The comedian from New Zealand who plays Murry on the HBO series “Flight of the Conchords” will perform Thursday at opening night of the S.F. Sketchfest. On his first trip to San Francisco, Darby, 33, will show off his unique stand-up act where he combines story-telling with physical theater.
You play the boss in “Flight of the Conchords,” and in the upcoming flick “Yes Man,” where you’ll get to play Jim Carrey’s boss. Are you bossy? I’m hoping my next role won’t be someone’s boss. But I like being bossy, and some characters in my stand-up are bosses as well. I like that, I don’t know why, maybe it’s my personality. I used to be a boss among my friends, now I’m a boss that no one listens to.
Has playing Murry changed your comedy or just given your name a boost of popularity? There is quite a difference between what I do on stage and the characters I play.
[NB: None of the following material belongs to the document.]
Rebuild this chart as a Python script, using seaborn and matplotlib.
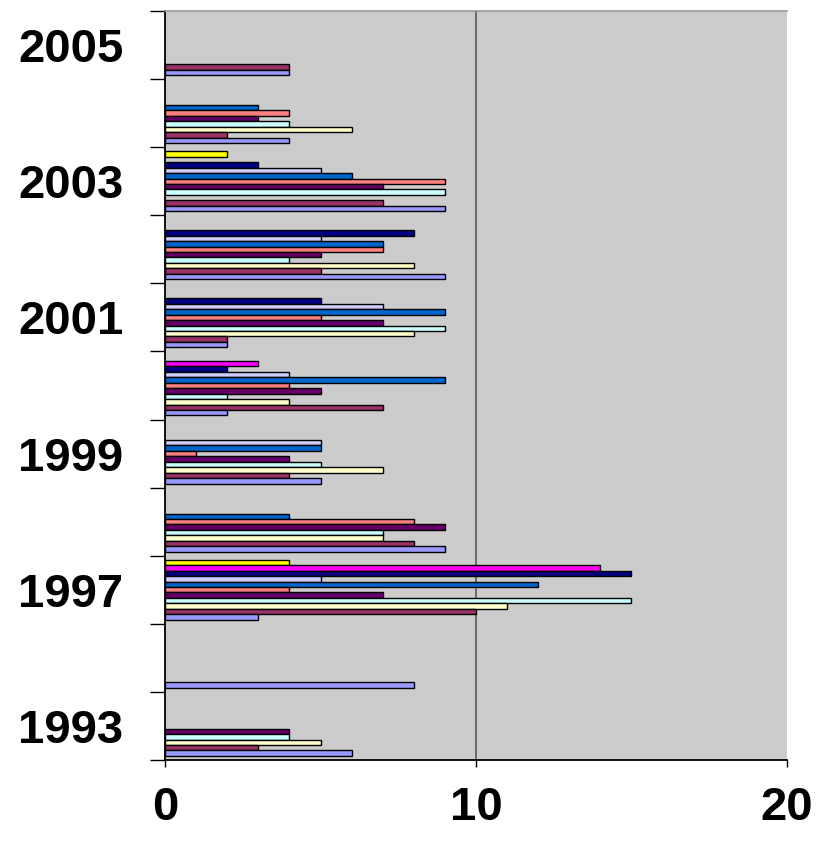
import numpy as np
import pandas as pd
import matplotlib
matplotlib.use("Agg")
import matplotlib.pyplot as plt
import seaborn as sns

nan = np.nan

# Years on the category axis, bottom to top
years = ["1993", "1995", "1997", "1998", "1999", "2000",
         "2001", "2002", "2003", "2004", "2005"]

# One list per series, values per year (nan = no bar)
s1 = [6, 8, 3, 9, 5, 2, 2, 9, 9, 4, 4]
s2 = [3, nan, 10, 8, 4, 7, 2, 5, 7, 2, 4]
s3 = [5, nan, 11, 7, 7, 4, 8, 8, nan, 6, nan]
s4 = [4, nan, 15, 7, 5, 2, 9, 4, 9, 4, nan]
s5 = [4, nan, 7, 9, 4, 5, 7, 5, 7, 3, nan]
s6 = [nan, nan, 4, 8, 1, 4, 5, 7, 9, 4, nan]
s7 = [nan, nan, 12, 4, 5, 9, 9, 7, 6, 3, nan]
s8 = [nan, nan, 5, nan, 5, 4, 7, 5, 5, nan, nan]
s9 = [nan, nan, 15, nan, nan, 2, 5, 8, 3, nan, nan]
s10 = [nan, nan, 14, nan, nan, 3, nan, nan, nan, nan, nan]
s11 = [nan, nan, 4, nan, nan, nan, nan, nan, 2, nan, nan]

series_names = ["S1", "S2", "S3", "S4", "S5", "S6", "S7", "S8", "S9", "S10", "S11"]
series_values = [s1, s2, s3, s4, s5, s6, s7, s8, s9, s10, s11]
series_colors = ["#9999FF", "#993366", "#FFFFCC", "#CCFFFF", "#660066", "#FF8080",
                 "#0066CC", "#CCCCFF", "#000080", "#FF00FF", "#FFFF00"]

x_ticks = [0, 10, 20]

rows = []
for name, vals in zip(series_names, series_values):
    for yr, v in zip(years, vals):
        rows.append({"year": yr, "series": name, "value": v})
df = pd.DataFrame(rows).dropna()

sns.set_theme(style="white")
plt.rcParams["font.family"] = ["Liberation Sans", "DejaVu Sans"]
plt.rcParams["text.color"] = "black"
plt.rcParams["xtick.color"] = "black"
plt.rcParams["ytick.color"] = "black"
plt.rcParams["xtick.labelcolor"] = "black"
plt.rcParams["ytick.labelcolor"] = "black"

fig = plt.figure(figsize=(8.16, 8.56), dpi=100)
ax = fig.add_axes([165 / 816, (856 - 760) / 856, (787 - 165) / 816, (760 - 11) / 856])
ax.set_facecolor("#CCCCCC")

order = years[::-1]                 # top category first
hue_order = series_names[::-1]      # first series drawn at the bottom of each group
palette = dict(zip(series_names, series_colors))

sns.barplot(data=df, y="year", x="value", hue="series", order=order,
            hue_order=hue_order, palette=palette, orient="h", width=0.88,
            dodge=True, gap=0, errorbar=None, saturation=1, legend=False,
            edgecolor="black", linewidth=1.0, ax=ax)

ax.axvline(10, color="#505050", lw=1.1, zorder=0.5)

n = len(order)
ax.set_ylim(n - 0.5, -0.5)
ax.set_xlim(0, 20)

# boundary tick marks between categories, labels on every other category
ax.set_yticks(np.arange(n + 1) - 0.5)
ax.set_yticklabels([])
ax.set_yticks(np.arange(n), minor=True)
ax.set_yticklabels([y if i % 2 == 0 else "" for i, y in enumerate(order)], minor=True)
ax.tick_params(axis="y", which="major", direction="out", length=11, width=1,
               color="black", left=True)
ax.tick_params(axis="y", which="minor", length=0, pad=30, labelsize=34,
               labelcolor="black")
for t in ax.get_yticklabels(minor=True):
    t.set_fontweight("bold")

ax.set_xticks(x_ticks)
ax.set_xticklabels([str(v) for v in x_ticks])
ax.tick_params(axis="x", which="major", direction="out", length=5, width=1,
               color="black", bottom=True, pad=14, labelsize=34, labelcolor="black")
for t in ax.get_xticklabels():
    t.set_fontweight("bold")

ax.set_xlabel("")
ax.set_ylabel("")

for side in ["left", "bottom"]:
    ax.spines[side].set_color("black")
    ax.spines[side].set_linewidth(1.3)
ax.spines["top"].set_color("#999999")
ax.spines["top"].set_linewidth(1.2)
ax.spines["right"].set_visible(False)

fig.savefig("out.png", dpi=100, facecolor="white")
They are more settled, not so flailing.
What should the audience expect from your stand-up act? I tell stories that happened to me during my youth and a lot of it is surreal. I talk about things that I imagine — monsters, rockets, mermaids. When I tell a story, I act it out; I physicalize it and do the movements that involve not only characters, but objects with sound effects. I give a 3-D image of the story. It’s like mime with sound effects — I jump around and make sounds of opening doors, windows, rockets taking off.
How did you come up with such a unique style? I used to tell stories when I was a kid — I just thought people really need to see what I was talking about. Later on, it just became my thing. When I was younger I used to do more, so I cut down a lot because there was too much energy involved.